Work to complete =
Exactly repeat the material, dropping every picture from the copy.

* * *

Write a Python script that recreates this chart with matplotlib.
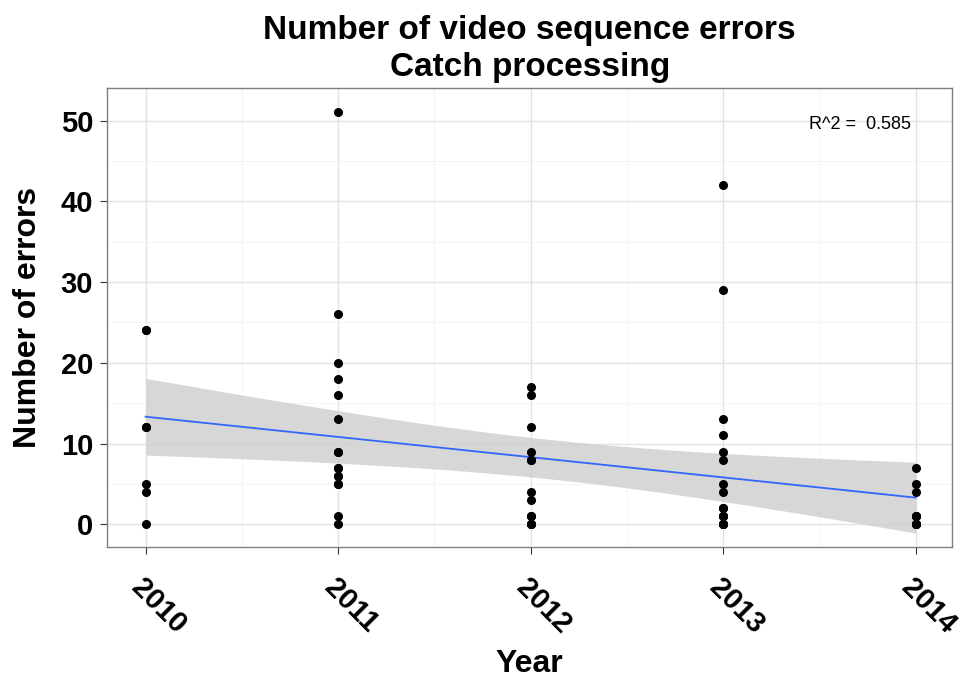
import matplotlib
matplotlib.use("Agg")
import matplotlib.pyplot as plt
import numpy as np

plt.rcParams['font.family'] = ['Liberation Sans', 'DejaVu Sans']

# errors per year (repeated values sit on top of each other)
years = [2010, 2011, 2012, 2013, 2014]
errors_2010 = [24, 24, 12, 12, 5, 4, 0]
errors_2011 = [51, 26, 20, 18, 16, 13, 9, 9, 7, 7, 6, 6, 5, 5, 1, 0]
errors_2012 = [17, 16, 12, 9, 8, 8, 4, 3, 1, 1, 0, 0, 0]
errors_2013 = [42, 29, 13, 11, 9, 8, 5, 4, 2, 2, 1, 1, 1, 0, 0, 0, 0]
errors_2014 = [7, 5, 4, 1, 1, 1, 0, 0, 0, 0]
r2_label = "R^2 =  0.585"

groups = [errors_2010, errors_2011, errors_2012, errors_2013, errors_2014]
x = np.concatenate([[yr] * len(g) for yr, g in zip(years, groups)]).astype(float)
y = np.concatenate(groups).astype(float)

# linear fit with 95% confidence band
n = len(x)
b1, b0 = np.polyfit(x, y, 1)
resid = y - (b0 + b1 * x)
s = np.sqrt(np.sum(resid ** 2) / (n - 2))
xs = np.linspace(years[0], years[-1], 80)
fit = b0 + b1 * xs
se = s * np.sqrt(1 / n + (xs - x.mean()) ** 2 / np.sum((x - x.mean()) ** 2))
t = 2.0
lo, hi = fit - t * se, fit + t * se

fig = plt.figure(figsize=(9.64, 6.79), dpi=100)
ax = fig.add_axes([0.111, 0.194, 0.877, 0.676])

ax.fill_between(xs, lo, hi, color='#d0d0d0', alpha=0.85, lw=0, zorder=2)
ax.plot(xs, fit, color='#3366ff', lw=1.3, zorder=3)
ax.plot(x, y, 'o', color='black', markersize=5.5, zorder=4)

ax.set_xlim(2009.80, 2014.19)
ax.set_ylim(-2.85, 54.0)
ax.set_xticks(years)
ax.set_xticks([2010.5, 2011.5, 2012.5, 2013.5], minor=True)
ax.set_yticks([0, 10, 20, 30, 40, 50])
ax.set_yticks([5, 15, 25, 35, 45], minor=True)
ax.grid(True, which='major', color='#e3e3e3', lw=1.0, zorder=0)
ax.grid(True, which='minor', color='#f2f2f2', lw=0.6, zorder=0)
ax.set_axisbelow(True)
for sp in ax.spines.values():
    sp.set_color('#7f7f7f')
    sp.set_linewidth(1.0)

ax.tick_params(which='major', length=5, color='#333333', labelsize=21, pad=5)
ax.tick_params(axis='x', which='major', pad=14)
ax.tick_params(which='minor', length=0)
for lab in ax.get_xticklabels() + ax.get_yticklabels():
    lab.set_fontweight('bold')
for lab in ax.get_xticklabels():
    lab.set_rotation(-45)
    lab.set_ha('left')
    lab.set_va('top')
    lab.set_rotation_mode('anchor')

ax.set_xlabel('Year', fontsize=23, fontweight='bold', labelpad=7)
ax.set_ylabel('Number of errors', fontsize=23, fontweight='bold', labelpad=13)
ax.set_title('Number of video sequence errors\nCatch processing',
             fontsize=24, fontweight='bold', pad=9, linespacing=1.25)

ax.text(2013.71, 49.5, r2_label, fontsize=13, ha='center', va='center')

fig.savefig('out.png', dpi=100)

* * *

Response for this exercise =
Write a Python script that recreates this chart with matplotlib.
import matplotlib
matplotlib.use("Agg")
import matplotlib.pyplot as plt
import numpy as np

plt.rcParams['font.family'] = ['Liberation Sans', 'DejaVu Sans']

# errors per year (repeated values sit on top of each other)
years = [2010, 2011, 2012, 2013, 2014]
errors_2010 = [24, 24, 12, 12, 5, 4, 0]
errors_2011 = [51, 26, 20, 18, 16, 13, 9, 9, 7, 7, 6, 6, 5, 5, 1, 0]
errors_2012 = [17, 16, 12, 9, 8, 8, 4, 3, 1, 1, 0, 0, 0]
errors_2013 = [42, 29, 13, 11, 9, 8, 5, 4, 2, 2, 1, 1, 1, 0, 0, 0, 0]
errors_2014 = [7, 5, 4, 1, 1, 1, 0, 0, 0, 0]
r2_label = "R^2 =  0.585"

groups = [errors_2010, errors_2011, errors_2012, errors_2013, errors_2014]
x = np.concatenate([[yr] * len(g) for yr, g in zip(years, groups)]).astype(float)
y = np.concatenate(groups).astype(float)

# linear fit with 95% confidence band
n = len(x)
b1, b0 = np.polyfit(x, y, 1)
resid = y - (b0 + b1 * x)
s = np.sqrt(np.sum(resid ** 2) / (n - 2))
xs = np.linspace(years[0], years[-1], 80)
fit = b0 + b1 * xs
se = s * np.sqrt(1 / n + (xs - x.mean()) ** 2 / np.sum((x - x.mean()) ** 2))
t = 2.0
lo, hi = fit - t * se, fit + t * se

fig = plt.figure(figsize=(9.64, 6.79), dpi=100)
ax = fig.add_axes([0.111, 0.194, 0.877, 0.676])

ax.fill_between(xs, lo, hi, color='#d0d0d0', alpha=0.85, lw=0, zorder=2)
ax.plot(xs, fit, color='#3366ff', lw=1.3, zorder=3)
ax.plot(x, y, 'o', color='black', markersize=5.5, zorder=4)

ax.set_xlim(2009.80, 2014.19)
ax.set_ylim(-2.85, 54.0)
ax.set_xticks(years)
ax.set_xticks([2010.5, 2011.5, 2012.5, 2013.5], minor=True)
ax.set_yticks([0, 10, 20, 30, 40, 50])
ax.set_yticks([5, 15, 25, 35, 45], minor=True)
ax.grid(True, which='major', color='#e3e3e3', lw=1.0, zorder=0)
ax.grid(True, which='minor', color='#f2f2f2', lw=0.6, zorder=0)
ax.set_axisbelow(True)
for sp in ax.spines.values():
    sp.set_color('#7f7f7f')
    sp.set_linewidth(1.0)

ax.tick_params(which='major', length=5, color='#333333', labelsize=21, pad=5)
ax.tick_params(axis='x', which='major', pad=14)
ax.tick_params(which='minor', length=0)
for lab in ax.get_xticklabels() + ax.get_yticklabels():
    lab.set_fontweight('bold')
for lab in ax.get_xticklabels():
    lab.set_rotation(-45)
    lab.set_ha('left')
    lab.set_va('top')
    lab.set_rotation_mode('anchor')

ax.set_xlabel('Year', fontsize=23, fontweight='bold', labelpad=7)
ax.set_ylabel('Number of errors', fontsize=23, fontweight='bold', labelpad=13)
ax.set_title('Number of video sequence errors\nCatch processing',
             fontsize=24, fontweight='bold', pad=9, linespacing=1.25)

ax.text(2013.71, 49.5, r2_label, fontsize=13, ha='center', va='center')

fig.savefig('out.png', dpi=100)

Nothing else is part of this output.